À l'échelle fédérale, le coût total estimé de ce programme s'élève à 8,7 milliards de dollars (7,8 milliards d'euros) pour l'année fiscale 2014.
2. Le programme d'assistance pour les catastrophes touchant les récoltes non assurées
Les éleveurs spécialisés dans une culture non éligible au programme fédéral d'assurances sur les récoltes peuvent bénéficier, le cas échéant, du programme d'assistance pour les catastrophes touchant les récoltes non assurées (noninsured crop disaster assistance program) . Créé par la loi fédérale relative à la réforme de l'assurance sur les récoltes de 1994, ce mécanisme a été pérennisé par la loi fédérale relative à l'amélioration et à la réforme de l'agriculture de 1996.
Les cultures éligibles sont, par exemple, celles cultivées à des fins d'alimentation, l'horticulture, les arbres de Noël, le miel ...
Le demandeur doit payer lors de la demande d'indemnisation des frais (fees) de l'ordre de 250 dollars (environ 224 euros) par culture. Pour bénéficier de l'indemnisation, il doit avoir subi une perte d'au moins 50 % de sa récolte du fait d'une catastrophe naturelle, ou être empêché de planter plus de 35 % de la superficie prévue. Au-delà du seuil de perte, il peut recevoir 55 % du prix de marché moyen de la culture concernée.

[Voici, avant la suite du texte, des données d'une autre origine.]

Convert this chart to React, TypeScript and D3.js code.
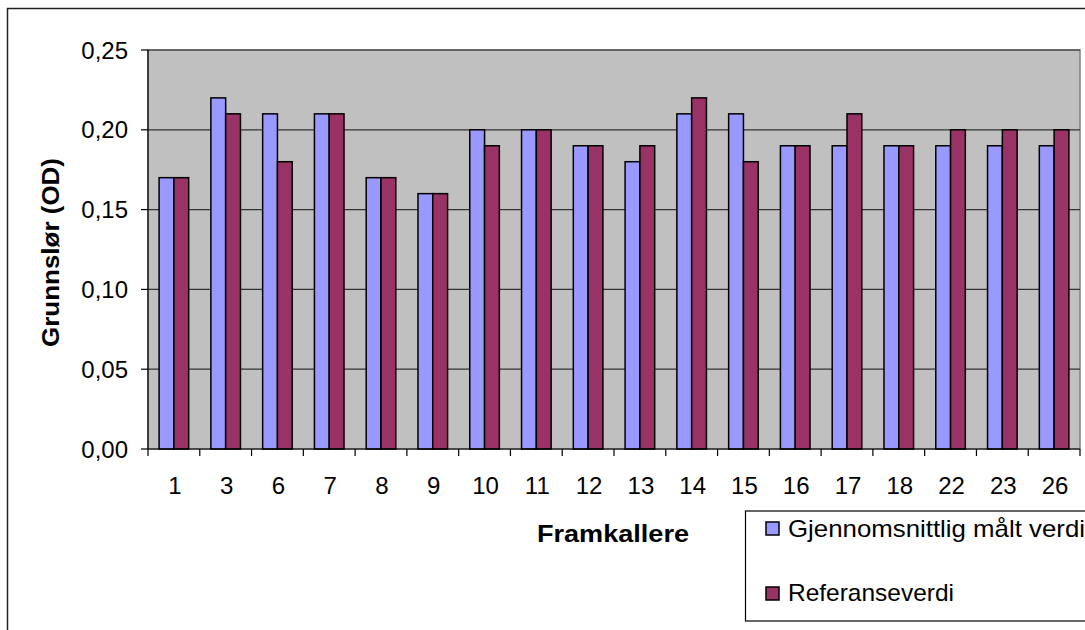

Un producteur ne peut recevoir plus de 125 000 dollars par an (112 319 euros), et n'est pas éligible à indemnisation si son revenu brut ajusté est supérieur à 900 000 dollars (806 580 euros).

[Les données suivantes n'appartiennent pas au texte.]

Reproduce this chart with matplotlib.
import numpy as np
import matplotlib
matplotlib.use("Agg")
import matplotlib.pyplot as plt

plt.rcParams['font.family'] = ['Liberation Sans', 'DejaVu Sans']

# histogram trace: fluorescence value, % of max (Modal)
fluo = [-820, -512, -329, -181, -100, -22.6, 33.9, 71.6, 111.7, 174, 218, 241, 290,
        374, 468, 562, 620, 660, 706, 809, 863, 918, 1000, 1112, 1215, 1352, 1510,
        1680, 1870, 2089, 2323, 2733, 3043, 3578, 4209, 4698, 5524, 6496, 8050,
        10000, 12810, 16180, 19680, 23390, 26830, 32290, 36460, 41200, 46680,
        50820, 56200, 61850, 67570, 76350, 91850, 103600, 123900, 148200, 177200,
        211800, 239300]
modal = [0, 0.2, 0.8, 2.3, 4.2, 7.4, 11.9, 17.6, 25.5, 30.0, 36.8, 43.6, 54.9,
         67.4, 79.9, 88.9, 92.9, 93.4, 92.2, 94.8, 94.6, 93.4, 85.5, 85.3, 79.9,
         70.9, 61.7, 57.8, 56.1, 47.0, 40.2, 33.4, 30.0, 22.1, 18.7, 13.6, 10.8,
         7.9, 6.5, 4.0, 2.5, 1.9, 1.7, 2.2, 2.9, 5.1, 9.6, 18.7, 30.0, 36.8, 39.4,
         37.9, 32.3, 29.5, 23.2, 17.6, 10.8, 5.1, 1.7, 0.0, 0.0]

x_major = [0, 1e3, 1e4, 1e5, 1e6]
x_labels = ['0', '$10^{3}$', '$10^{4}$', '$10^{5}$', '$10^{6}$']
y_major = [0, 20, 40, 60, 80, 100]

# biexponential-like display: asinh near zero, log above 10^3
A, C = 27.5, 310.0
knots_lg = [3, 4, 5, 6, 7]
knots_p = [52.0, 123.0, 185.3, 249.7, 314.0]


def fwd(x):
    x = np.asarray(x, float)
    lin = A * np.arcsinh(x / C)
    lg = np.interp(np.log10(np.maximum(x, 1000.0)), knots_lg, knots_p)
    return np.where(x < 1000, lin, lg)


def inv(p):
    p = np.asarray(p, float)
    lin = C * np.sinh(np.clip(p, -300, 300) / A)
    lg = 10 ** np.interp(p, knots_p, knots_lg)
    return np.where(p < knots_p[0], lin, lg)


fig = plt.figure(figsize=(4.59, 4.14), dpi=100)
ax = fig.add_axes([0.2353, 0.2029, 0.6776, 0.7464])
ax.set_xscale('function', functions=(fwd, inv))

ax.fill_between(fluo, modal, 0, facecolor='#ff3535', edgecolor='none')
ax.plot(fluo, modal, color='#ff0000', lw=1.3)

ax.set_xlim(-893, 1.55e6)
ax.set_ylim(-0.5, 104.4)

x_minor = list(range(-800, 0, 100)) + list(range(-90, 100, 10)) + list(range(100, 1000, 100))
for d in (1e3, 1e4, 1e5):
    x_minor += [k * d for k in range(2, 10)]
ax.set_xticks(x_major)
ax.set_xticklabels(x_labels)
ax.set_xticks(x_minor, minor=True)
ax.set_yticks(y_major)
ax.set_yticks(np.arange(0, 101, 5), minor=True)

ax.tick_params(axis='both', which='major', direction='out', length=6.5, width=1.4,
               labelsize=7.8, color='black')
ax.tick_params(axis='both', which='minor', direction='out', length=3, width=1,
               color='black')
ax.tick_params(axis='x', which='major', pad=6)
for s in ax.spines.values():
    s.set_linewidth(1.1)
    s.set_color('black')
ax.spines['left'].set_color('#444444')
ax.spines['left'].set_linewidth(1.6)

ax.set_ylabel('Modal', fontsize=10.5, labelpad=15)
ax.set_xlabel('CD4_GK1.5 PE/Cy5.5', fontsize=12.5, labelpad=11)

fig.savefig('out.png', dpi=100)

À l'échelle fédérale, le coût total de ce programme s'élève à 141 millions de dollars (126,5 millions d'euros) pour l'année fiscale 2014.
Au total, selon une étude réalisée pour le Parlement européen en 2014, « Les polices d'assurance aux Etats-Unis sont largement subventionnées. De ce fait, la superficie et le capital assurés ont été multipliés par six au cours des vingt dernières années » dans le cadre d'un dispositif où « [...] l'assurance est un secteur dynamique qui repose sur un partenariat entre les secteurs publics et privés pour développer des bases de données pour l'évaluation des risques, l'expertise des pertes individuelles, des estimations de pertes basées sur des indices bioclimatiques et même une réduction de la Fraude [...]. En outre, les types de produits agricoles susceptibles d'être assurés sont complétés en permanence » 20 ( * ) .

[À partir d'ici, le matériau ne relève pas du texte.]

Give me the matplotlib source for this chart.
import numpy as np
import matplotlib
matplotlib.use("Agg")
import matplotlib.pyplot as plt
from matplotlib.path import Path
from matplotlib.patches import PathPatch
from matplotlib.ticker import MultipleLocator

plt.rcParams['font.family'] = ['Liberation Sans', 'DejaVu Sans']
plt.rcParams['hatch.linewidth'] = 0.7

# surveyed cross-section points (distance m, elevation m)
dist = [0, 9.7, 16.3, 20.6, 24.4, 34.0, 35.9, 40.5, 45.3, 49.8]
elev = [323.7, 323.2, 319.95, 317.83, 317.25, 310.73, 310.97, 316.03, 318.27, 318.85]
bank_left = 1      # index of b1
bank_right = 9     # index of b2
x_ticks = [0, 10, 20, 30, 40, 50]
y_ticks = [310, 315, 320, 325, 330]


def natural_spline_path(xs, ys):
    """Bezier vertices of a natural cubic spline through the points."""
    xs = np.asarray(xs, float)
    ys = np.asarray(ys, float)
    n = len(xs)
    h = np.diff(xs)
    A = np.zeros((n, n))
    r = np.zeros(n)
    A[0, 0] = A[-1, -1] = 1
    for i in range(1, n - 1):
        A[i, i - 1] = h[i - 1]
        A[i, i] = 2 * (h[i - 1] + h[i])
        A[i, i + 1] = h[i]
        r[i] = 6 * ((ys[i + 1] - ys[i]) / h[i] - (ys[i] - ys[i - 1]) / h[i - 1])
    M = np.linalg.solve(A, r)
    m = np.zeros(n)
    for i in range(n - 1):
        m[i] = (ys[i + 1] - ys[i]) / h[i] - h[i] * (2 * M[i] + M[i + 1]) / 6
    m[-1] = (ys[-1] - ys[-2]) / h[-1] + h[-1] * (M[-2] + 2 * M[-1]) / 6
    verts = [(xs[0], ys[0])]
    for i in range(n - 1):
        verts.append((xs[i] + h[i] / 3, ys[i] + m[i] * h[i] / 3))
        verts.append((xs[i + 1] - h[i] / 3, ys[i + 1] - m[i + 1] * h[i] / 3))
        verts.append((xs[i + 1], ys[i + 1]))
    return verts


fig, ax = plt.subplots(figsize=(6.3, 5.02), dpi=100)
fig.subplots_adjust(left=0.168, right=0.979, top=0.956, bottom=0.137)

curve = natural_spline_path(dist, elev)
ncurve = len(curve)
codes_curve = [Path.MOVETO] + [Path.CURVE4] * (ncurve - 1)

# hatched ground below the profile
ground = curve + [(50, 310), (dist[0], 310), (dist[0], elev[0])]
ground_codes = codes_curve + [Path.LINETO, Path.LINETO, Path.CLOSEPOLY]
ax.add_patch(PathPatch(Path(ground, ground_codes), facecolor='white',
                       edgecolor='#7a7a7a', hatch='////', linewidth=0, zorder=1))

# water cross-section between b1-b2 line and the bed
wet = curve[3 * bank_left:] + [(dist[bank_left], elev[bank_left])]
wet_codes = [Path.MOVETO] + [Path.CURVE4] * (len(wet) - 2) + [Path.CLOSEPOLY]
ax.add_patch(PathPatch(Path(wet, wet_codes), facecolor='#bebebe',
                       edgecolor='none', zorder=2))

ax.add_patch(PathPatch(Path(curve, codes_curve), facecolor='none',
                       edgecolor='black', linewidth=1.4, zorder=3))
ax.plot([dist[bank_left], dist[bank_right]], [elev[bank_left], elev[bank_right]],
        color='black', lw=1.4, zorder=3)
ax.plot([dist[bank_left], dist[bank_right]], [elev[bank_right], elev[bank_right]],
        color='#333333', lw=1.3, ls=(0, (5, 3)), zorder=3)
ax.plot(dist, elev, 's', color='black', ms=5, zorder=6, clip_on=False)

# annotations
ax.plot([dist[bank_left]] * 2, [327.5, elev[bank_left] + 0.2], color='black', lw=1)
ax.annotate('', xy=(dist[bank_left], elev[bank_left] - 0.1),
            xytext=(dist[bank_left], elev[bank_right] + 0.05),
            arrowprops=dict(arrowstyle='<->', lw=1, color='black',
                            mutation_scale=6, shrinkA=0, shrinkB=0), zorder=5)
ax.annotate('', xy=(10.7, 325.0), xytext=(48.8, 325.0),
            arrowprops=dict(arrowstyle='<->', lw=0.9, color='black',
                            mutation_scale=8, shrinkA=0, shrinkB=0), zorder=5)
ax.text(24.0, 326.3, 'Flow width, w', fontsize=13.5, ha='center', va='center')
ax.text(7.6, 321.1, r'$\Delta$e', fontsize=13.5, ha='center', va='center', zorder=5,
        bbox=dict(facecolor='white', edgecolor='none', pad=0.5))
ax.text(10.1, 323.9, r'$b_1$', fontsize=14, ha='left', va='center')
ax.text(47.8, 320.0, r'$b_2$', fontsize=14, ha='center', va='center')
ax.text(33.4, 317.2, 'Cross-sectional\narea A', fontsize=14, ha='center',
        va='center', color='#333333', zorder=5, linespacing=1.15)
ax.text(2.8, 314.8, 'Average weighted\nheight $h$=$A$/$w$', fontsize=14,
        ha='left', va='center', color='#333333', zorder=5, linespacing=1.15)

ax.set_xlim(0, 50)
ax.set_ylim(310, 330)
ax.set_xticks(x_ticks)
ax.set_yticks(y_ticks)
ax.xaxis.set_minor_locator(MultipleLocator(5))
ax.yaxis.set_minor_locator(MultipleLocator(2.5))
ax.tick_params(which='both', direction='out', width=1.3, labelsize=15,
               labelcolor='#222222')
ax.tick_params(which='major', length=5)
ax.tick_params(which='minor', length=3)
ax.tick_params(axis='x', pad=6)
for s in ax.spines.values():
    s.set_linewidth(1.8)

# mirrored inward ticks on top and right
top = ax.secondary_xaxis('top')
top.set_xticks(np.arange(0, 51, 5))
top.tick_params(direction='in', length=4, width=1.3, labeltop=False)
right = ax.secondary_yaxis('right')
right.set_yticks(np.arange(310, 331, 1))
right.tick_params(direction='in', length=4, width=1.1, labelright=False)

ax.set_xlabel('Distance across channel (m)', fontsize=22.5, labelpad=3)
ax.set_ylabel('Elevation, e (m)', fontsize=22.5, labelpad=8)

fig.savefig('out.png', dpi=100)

* 15 Ce programme permettait le versement d'une « aide aux producteurs de céréales, d'oléo-protéagineux et de coton lorsque leur chiffre d'affaires tomb[ait] sous le niveau moyen des dernières campagnes » ( in Jean-Christophe Debar, États-Unis : le programme ACRE, nouvelle étape dans l'orientation anticyclique de la politique agricole , Étude réalisée pour le ministère de l'Agriculture, de l'Alimentation, de la Pêche, de la Ruralité et de l'Aménagement du Territoire, 2011, p. 2).
* 16 Le nom anglais du dispositif est agricultural disaster assurance programs traduit par « indemnités » dans les développements supra , dans la mesure où les sommes en question sont versées par la puissance publique alors que l'agriculteur n'a pas souscrit de police d'assurance.
* 17 Créée en 1996, l'agence de gestion du risque, rattachée au ministère de l'Agriculture, exploite et gère la compagnie fédérale d'assurance sur les récoltes.
* 18 Il s'agit de frais administratifs demandés à l'ouverture de la demande d'indemnisation, le paiement y est joint, postérieurement à l'évènement. Il ne s'agit donc pas d'une prime, qui serait versée avant le dommage.
* 19 Récoltes perdues dépassant 50 % du rendement normal.
* 20 Parlement, européen Briefing , « Focus on : Analyse comparative des outils de gestion des risques proposés par le farm bil 2014 et la PAC 2014-2020 », citant Id. , Directorate-general for internal policies, Policy department B. Structural and cohesion policies, Comparative analysis of risk management tools supported by the 2014 farm bil and the CAP 2014-2020 , 2015, p. 14.